La Cei bacchetta Meloni sull'accordo con l'Albania sui migranti. Fine della benevolenza
Il cardinale Zuppi: "È un'ammissione di non essere in grado". Un campanello d’allarme che Palazzo Chigi non può trascurare, perché è la prima volta che esplicitamente la Cei contesta una misura del governo
Roma. La più chiara bocciatura dell’accordo siglato fra l’Italia e l’Albania sui migranti arriva dalla Conferenza episcopale italiana. Il suo presidente, il cardinale Matteo Maria Zuppi, intervenendo alla presentazione del rapporto Migrantes ha detto che “di per sé è un’ammissione di non essere in grado. Non si capisce perché non venga sistemata meglio l’accoglienza qui. Non c’è dubbio”. Inoltre, ha aggiunto, “mi sembra che ci siano anche delle discussioni all’interno della maggioranza, quello che sicuramente è importante è avere un sistema di accoglienza che dia sicurezza a tutti, a chi è accolto e a chi accoglie”. Un campanello d’allarme che Palazzo Chigi non può trascurare, perché è la prima volta che esplicitamente la Cei – che da lunedì si riunirà in assemblea ad Assisi – contesta una misura del governo guidato da Giorgia Meloni.
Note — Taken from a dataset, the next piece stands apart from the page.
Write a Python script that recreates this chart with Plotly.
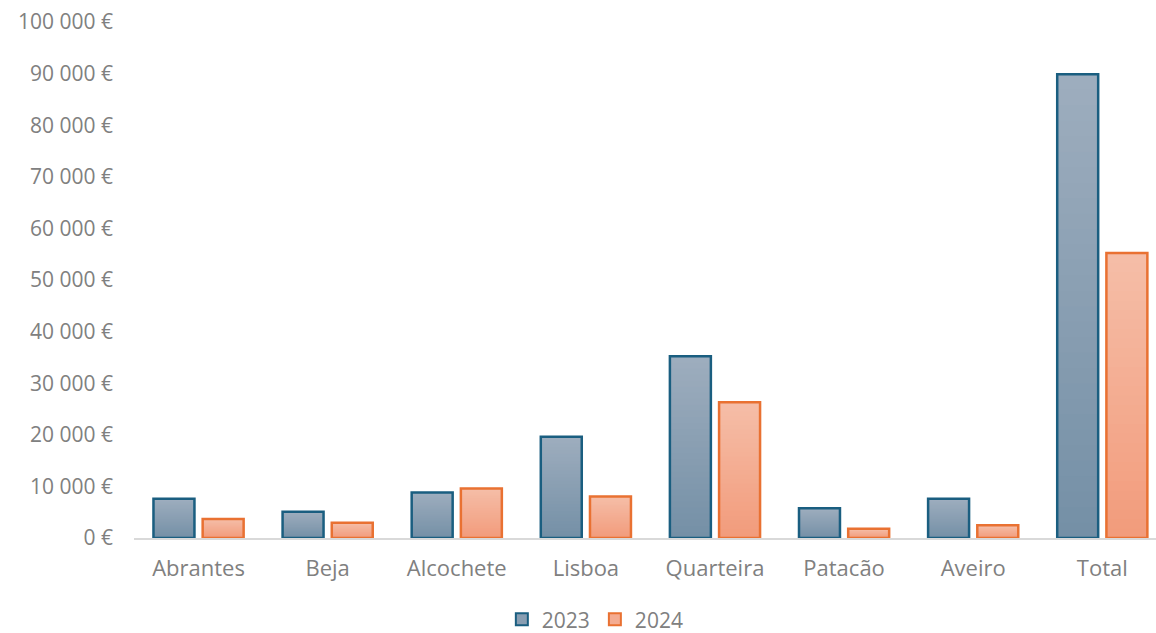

Fino a oggi, infatti, vigeva una sorta di generale benevolenza, senza attriti evidenti anche quando dichiarazioni e proposte di alcuni membri dell’attuale maggioranza non apparivano in sintonia con i programmi e i desiderata della Cei. E non essendo più l’episcopato della stagione ruiniana, non sarebbero mancate le occasioni per incidenti o tensioni palesi. Invece, niente di tutto questo. Anzi, dal quartier generale sull’Aurelia si è sempre sottolineato apprezzamento per le “capacità” della premier, così come attenzione e sostegno circa i progetti volti a contrastare il declino demografico. Anche sul capitolo migranti, il cui massimo referente in Italia è l’arcivescovo di Ferrara mons. Gian Carlo Perego – la cui convivenza con il sindaco leghista Alan Fabbri non è tranquilla – le prese di posizione dei vescovi sono state molto soft. Niente barricate insomma, ma dialogo. Stavolta, però, Zuppi non solo dice che trasferendo in Albania i migranti si ammette di non “essere in grado” di gestirli in Italia, ma rileva addirittura contrasti interni alla maggioranza. La questione si fa politica. E se per mesi da Palazzo Chigi si è sottolineata la sintonia con Papa Francesco – che pure aveva lanciato chiari segnali sul fronte migratorio a Marsiglia, lo scorso settembre – ora che i vescovi iniziano a mostrare insofferenza potrebbe venir meno l’ombrello “protettivo” sull’azione del governo.